>I don't know about the sacrificial practices of rural Peloria, but the
sacrifice of bulls [and horses] for fertility and prosperity has ample
precedence in the RW, so i'd guess that pelorians do it too. In what form i
don't know, but your latter suggestion seems a likely proposition, as the
scenario hook provides MGF.
Given the expanse and variety of Peloria, there are likely hundreds of variations. Cattle sacrifices are often mentioned in GROY - and the color of the cattle was often significant - all black or all white, usually. (These are imperial level sacrifices - done in hindreds.) I would suspect a village would get together and sacrifice just one or two animals per village. I doubt each family even owns a pair of cattle. Peasants probably make most of their sacrifices by leaving vegetables and grains on shrines. Meat is rare for them.
GROY mentions horses as sacred, and only the emperor may sacrifice them. This attitude is likely left over from the waves of horse nomad rulers of DH. Even in the modern empire, few folk can likely afford to sacrifice a horse.
Of course, don't mention sacrificing a horse anywhere near a Grazelander. Only the Pure Horse People may do that, you see...
Writing:
Somebody a while ago:
>>I suspect that religious attitudes towards letters would be strongest
>>in the less urban regions.
Or on the script itself. I suspect that many literate cultures have both sacred and mundane scripts. For DH, the alphabet listed in the back of FS is likely a sacred script - perhaps what they write Firespeech in. Old Dara Happan is likely revered, and those who teach it to women and peasants are frowned on. (Perhaps this is one source of the FS comment that under the old ways, women weren't allowed to 'talk' to each other without permission.) New Pelorian is known by all educated people and used for everyday writing.
I agree that many Orlanthi feel that written storm speech is sacriligious - like binding the winds in stone. Stormspeech should only be carried on the winds.
Peter M.
>As for the origins of writing, Murharzarm of Dara Happa is stated to have
invented clay tokens to solve the Remembering Problem.
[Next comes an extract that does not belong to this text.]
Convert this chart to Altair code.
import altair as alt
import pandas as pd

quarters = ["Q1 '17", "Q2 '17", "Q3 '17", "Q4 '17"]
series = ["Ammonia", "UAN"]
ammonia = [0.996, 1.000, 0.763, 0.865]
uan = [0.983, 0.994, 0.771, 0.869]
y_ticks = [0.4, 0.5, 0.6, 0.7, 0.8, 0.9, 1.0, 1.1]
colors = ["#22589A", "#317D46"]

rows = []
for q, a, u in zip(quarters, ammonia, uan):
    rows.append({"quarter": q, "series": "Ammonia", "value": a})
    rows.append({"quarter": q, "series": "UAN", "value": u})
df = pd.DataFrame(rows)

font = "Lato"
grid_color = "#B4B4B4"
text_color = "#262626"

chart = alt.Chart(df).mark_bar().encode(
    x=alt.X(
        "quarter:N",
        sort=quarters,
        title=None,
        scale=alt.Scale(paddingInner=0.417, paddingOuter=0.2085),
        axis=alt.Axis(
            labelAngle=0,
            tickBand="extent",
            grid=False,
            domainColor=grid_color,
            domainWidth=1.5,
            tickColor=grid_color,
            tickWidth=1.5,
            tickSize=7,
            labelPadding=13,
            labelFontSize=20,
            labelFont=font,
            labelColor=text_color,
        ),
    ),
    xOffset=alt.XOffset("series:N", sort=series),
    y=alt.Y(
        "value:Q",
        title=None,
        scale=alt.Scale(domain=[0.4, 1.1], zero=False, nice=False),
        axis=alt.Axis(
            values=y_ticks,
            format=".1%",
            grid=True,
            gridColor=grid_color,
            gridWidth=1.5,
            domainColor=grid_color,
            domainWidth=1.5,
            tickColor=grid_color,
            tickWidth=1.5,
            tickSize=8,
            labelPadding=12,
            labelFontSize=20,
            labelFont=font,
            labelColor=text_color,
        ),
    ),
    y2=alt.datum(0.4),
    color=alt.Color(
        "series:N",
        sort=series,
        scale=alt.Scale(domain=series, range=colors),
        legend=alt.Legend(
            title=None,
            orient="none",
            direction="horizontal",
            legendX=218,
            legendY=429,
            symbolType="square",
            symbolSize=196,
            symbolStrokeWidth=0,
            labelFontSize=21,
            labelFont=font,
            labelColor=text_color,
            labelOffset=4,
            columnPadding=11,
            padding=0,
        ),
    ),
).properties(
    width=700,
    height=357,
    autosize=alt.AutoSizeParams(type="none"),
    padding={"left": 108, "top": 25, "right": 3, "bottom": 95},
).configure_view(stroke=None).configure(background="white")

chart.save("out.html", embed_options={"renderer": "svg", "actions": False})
Written Laws came
later although still before the Great Darkness. The Orlanthi were still
neolithics in Sheepskins at this time so I doubt that Issaries or Sarries
Goldentongue invented writing.
Clever guy, that Murharzarm. To be fair, when GROY was written in (about
300ST or so), Plentonius mentioned one of the woundings of Antirius was: "An
emperor wrote down the law and then used those writings to kill a friend".
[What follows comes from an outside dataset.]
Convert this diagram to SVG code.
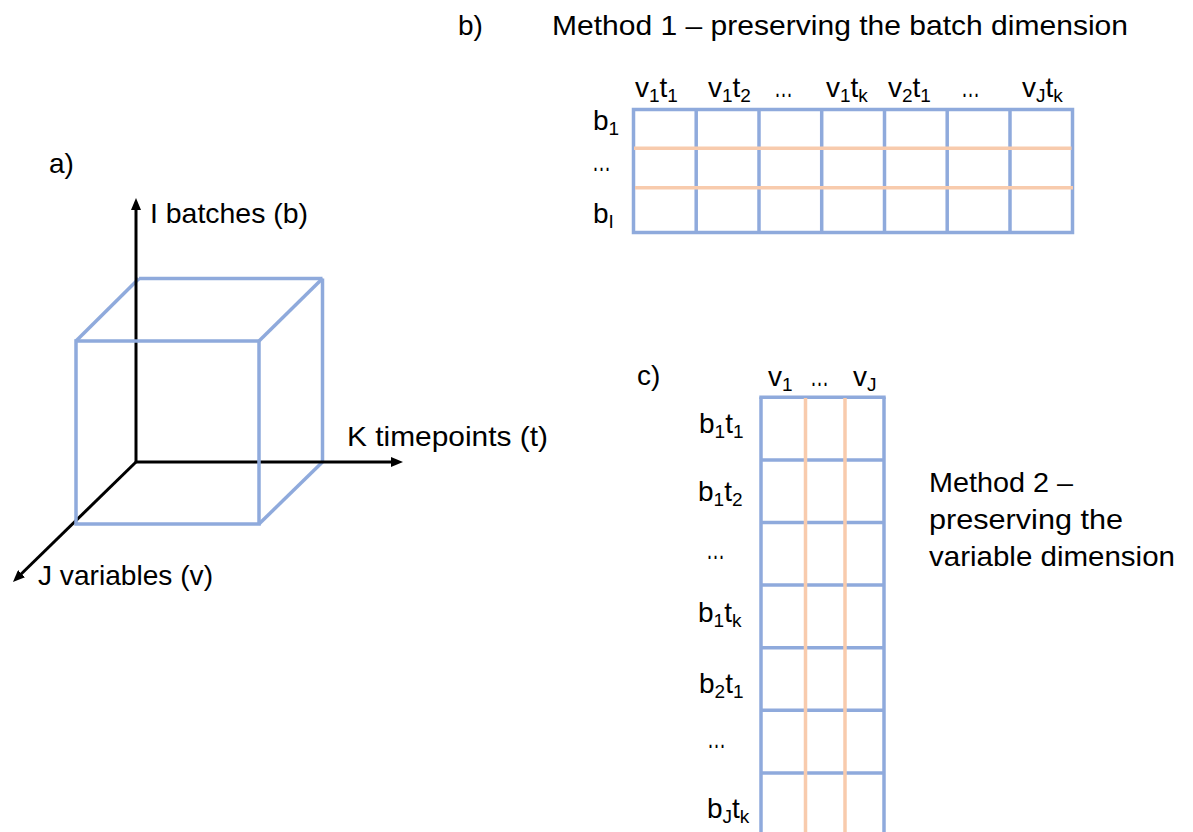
<svg xmlns="http://www.w3.org/2000/svg" width="1193" height="832" viewBox="0 0 1193 832">
  <style>
    text { font-family: "Liberation Sans", Arial, sans-serif; font-size: 28px; fill: #000; }
    .sub { font-size: 19px; }
    .ell { font-size: 30px; }
    .blue { stroke: #8FAADC; stroke-width: 3.5; fill: none; }
    .orange { stroke: #F8CBAD; stroke-width: 3.5; fill: none; }
    .axis { stroke: #000; stroke-width: 3; fill: none; marker-end: url(#arrow); }
  </style>
  <defs>
    <marker id="arrow" viewBox="0 0 12 10" refX="3" refY="5" markerWidth="12" markerHeight="10" markerUnits="userSpaceOnUse" orient="auto">
      <path d="M0,0 L12,5 L0,10 z" fill="#000"/>
    </marker>
  </defs>
  <rect width="1193" height="832" fill="#fff"/>

  <!-- Panel a: cube -->
  <g id="panel-a">
    <text x="49" y="173">a)</text>
    <g id="cube">
      <line class="blue" x1="139" y1="278.5" x2="322.5" y2="278.5"/>
      <line class="blue" x1="322.5" y1="278.5" x2="322.5" y2="462"/>
      <line class="blue" x1="76" y1="341" x2="139" y2="278.5"/>
      <line class="blue" x1="259" y1="341" x2="322.5" y2="278.5" stroke-width="4.5"/>
      <line class="blue" x1="259" y1="524" x2="322.5" y2="462"/>
    </g>
    <g id="axes">
      <line class="axis" x1="136" y1="462" x2="136" y2="207"/>
      <line class="axis" x1="136" y1="462" x2="394" y2="462"/>
      <line class="axis" x1="136" y1="462" x2="19.4" y2="575.7"/>
    </g>
    <rect class="blue" x="76" y="341" width="183" height="183"/>
    <text x="150" y="223" textLength="158" lengthAdjust="spacingAndGlyphs">I batches (b)</text>
    <text x="347" y="446" textLength="201" lengthAdjust="spacingAndGlyphs">K timepoints (t)</text>
    <text x="38" y="585" textLength="175" lengthAdjust="spacingAndGlyphs">J variables (v)</text>
  </g>

  <!-- Panel b -->
  <g id="panel-b">
    <text x="458" y="35">b)</text>
    <text x="552" y="35" textLength="576" lengthAdjust="spacingAndGlyphs">Method 1 – preserving the batch dimension</text>
    <g id="matrix-b">
      <rect class="blue" x="633.5" y="109.5" width="439" height="123"/>
      <line class="blue" x1="696.2" y1="109.5" x2="696.2" y2="232.5"/>
      <line class="blue" x1="759" y1="109.5" x2="759" y2="232.5"/>
      <line class="blue" x1="821.7" y1="109.5" x2="821.7" y2="232.5"/>
      <line class="blue" x1="884.5" y1="109.5" x2="884.5" y2="232.5"/>
      <line class="blue" x1="947.2" y1="109.5" x2="947.2" y2="232.5"/>
      <line class="blue" x1="1010" y1="109.5" x2="1010" y2="232.5"/>
      <line class="orange" x1="634" y1="148.3" x2="1071.5" y2="148.3"/>
      <line class="orange" x1="635" y1="187.7" x2="1073" y2="187.7"/>
    </g>
    <g id="col-labels-b">
      <text x="635" y="97">v<tspan class="sub" dy="5">1</tspan><tspan dy="-5">t</tspan><tspan class="sub" dy="5">1</tspan></text>
      <text x="708" y="97">v<tspan class="sub" dy="5">1</tspan><tspan dy="-5">t</tspan><tspan class="sub" dy="5">2</tspan></text>
      <text class="ell" x="774" y="97" textLength="19" lengthAdjust="spacingAndGlyphs">…</text>
      <text x="826" y="97">v<tspan class="sub" dy="5">1</tspan><tspan dy="-5">t</tspan><tspan class="sub" dy="5">k</tspan></text>
      <text x="888" y="97">v<tspan class="sub" dy="5">2</tspan><tspan dy="-5">t</tspan><tspan class="sub" dy="5">1</tspan></text>
      <text class="ell" x="961" y="97" textLength="19" lengthAdjust="spacingAndGlyphs">…</text>
      <text x="1022" y="97">v<tspan class="sub" dy="5">J</tspan><tspan dy="-5">t</tspan><tspan class="sub" dy="5">k</tspan></text>
    </g>
    <g id="row-labels-b">
      <text x="593" y="130">b<tspan class="sub" dy="5">1</tspan></text>
      <text class="ell" x="592" y="171" textLength="19" lengthAdjust="spacingAndGlyphs">…</text>
      <text x="593" y="223">b<tspan class="sub" dy="5">I</tspan></text>
    </g>
  </g>

  <!-- Panel c -->
  <g id="panel-c">
    <text x="637" y="385">c)</text>
    <g id="matrix-c">
      <line class="blue" x1="761" y1="397.3" x2="761" y2="840"/>
      <line class="blue" x1="884" y1="397.3" x2="884" y2="840"/>
      <line class="blue" x1="759.3" y1="397.3" x2="885.7" y2="397.3"/>
      <line class="blue" x1="761" y1="459.9" x2="884" y2="459.9"/>
      <line class="blue" x1="761" y1="522.5" x2="884" y2="522.5"/>
      <line class="blue" x1="761" y1="585.1" x2="884" y2="585.1"/>
      <line class="blue" x1="761" y1="647.7" x2="884" y2="647.7"/>
      <line class="blue" x1="761" y1="710.3" x2="884" y2="710.3"/>
      <line class="blue" x1="761" y1="772.9" x2="884" y2="772.9"/>
      <line class="orange" x1="805.5" y1="398" x2="805.5" y2="840"/>
      <line class="orange" x1="845" y1="398" x2="845" y2="840"/>
    </g>
    <g id="col-labels-c">
      <text x="768" y="386">v<tspan class="sub" dy="5">1</tspan></text>
      <text class="ell" x="810" y="386" textLength="19" lengthAdjust="spacingAndGlyphs">…</text>
      <text x="853" y="386">v<tspan class="sub" dy="5">J</tspan></text>
    </g>
    <g id="row-labels-c">
      <text x="699" y="433">b<tspan class="sub" dy="5">1</tspan><tspan dy="-5">t</tspan><tspan class="sub" dy="5">1</tspan></text>
      <text x="698" y="501">b<tspan class="sub" dy="5">1</tspan><tspan dy="-5">t</tspan><tspan class="sub" dy="5">2</tspan></text>
      <text class="ell" x="706" y="559" textLength="19" lengthAdjust="spacingAndGlyphs">…</text>
      <text x="698" y="622">b<tspan class="sub" dy="5">1</tspan><tspan dy="-5">t</tspan><tspan class="sub" dy="5">k</tspan></text>
      <text x="699" y="693">b<tspan class="sub" dy="5">2</tspan><tspan dy="-5">t</tspan><tspan class="sub" dy="5">1</tspan></text>
      <text class="ell" x="707" y="748" textLength="19" lengthAdjust="spacingAndGlyphs">…</text>
      <text x="707" y="818">b<tspan class="sub" dy="5">J</tspan><tspan dy="-5">t</tspan><tspan class="sub" dy="5">k</tspan></text>
    </g>
    <g id="method2-label">
      <text x="929" y="492" textLength="144" lengthAdjust="spacingAndGlyphs">Method 2 –</text>
      <text x="929" y="529" textLength="194" lengthAdjust="spacingAndGlyphs">preserving the</text>
      <text x="929" y="566" textLength="246" lengthAdjust="spacingAndGlyphs">variable dimension</text>
    </g>
  </g>
</svg>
(As close as I can remember it.)
This implies that the DH's of Plentonius' time still distrusted written
laws. Presumably they were just coming out of an oral and somewhat flexible
legal tradition.
Or perhaps Plentonius was influenced by Khordavu's ideas. Since K was from
Zarkos (a tribal land), had tatoos and heroquested, he may have brought a
storm worshipper's distrust of written law to his court.